During a briefing on the storm’s threat to the U.S. East Coast, the president held up an Aug. 29 map from the National Weather Service showing initial projections of Dorian’s track into Florida. But the map had been changed -- by the president -- with a black line that extended the storm’s path beyond Florida and into southern Alabama, according to people familiar with the matter.
“We got lucky in Florida -- very, very lucky indeed,” Trump said in the Oval Office, before holding up what he called an “original chart,” from six days earlier, forecasting a direct hit on Florida. “It was going toward the Gulf. That was what was originally projected, and it took a right turn and ultimately -- hopefully, we’re going to be lucky.”
Trump repeatedly claimed on Sunday that Alabama was in Dorian’s path -- he tweeted it, repeated it at the White House, and said it again during a visit to the Federal Emergency Management Agency. But by then, the storm’s track had turned decidedly north and east.
The National Weather Service’s Birmingham office said in a tweet on Sunday that “no impacts from Hurricane Dorian will be felt across Alabama.” Trump nonetheless said his warning had been accurate.
“It was in fact correct that Alabama could have received some ‘hurt,’” he wrote. “Always good to be prepared!”

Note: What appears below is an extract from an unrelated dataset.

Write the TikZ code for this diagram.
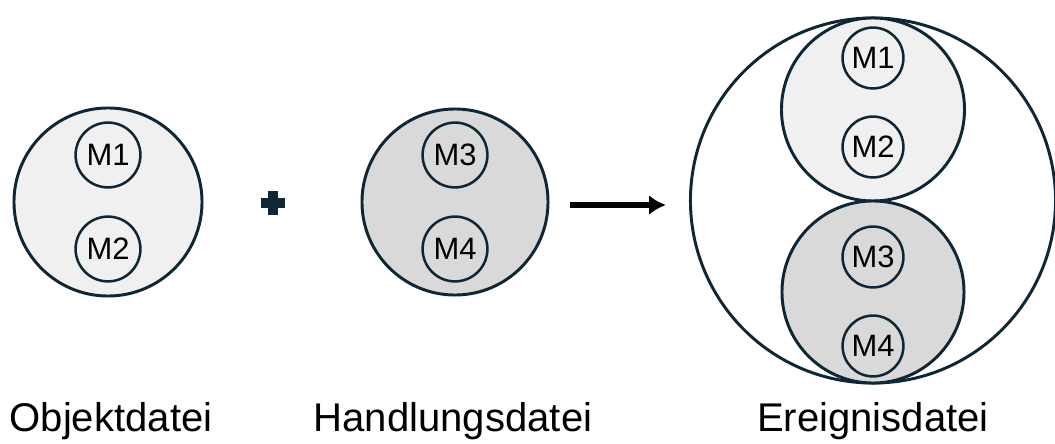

None of the U.S. National Hurricane Center Advisories from Thursday -- the date of the map Trump displayed on Wednesday in the Oval Office -- included Alabama in the projected path of the hurricane. Forecasts from Friday night and early Saturday morning showed a sliver of southeast Alabama within Dorian’s possible paths, but by midday Saturday, the storm wasn’t forecast to approach the state.
Trump said later on Wednesday that he didn’t know the six-day-old map he showed reporters in the Oval Office had been altered. He said Alabama was going to be hit by the storm in the “original forecast.”
“Georgia, Alabama was a different route. They actually have that a 95% chance probability. But Alabama was hit very hard -- was going to be hit very hard, along with Georgia,” Trump said. “The original path was through Florida. I think that’s probably three, four days old. On the right would have been Georgia, Alabama, et cetera.”
Later Wednesday, Trump again defended his claim that projections had Alabama in the hurricane’s path. In a tweet, he posted a map with what appeared to be many possible tracks for the storm. Some of them stretched into Alabama, Mississippi and Louisiana, and one even was headed for Mexico.
The White House said in a statement on Wednesday evening that Trump had spoken by telephone to Prime Minister Hubert Minnis of the Bahamas, parts of which were pounded by the hurricane. At least seven people died in the storm.
Trump, according to White House, expressed his condolences and offered U.S. assistance.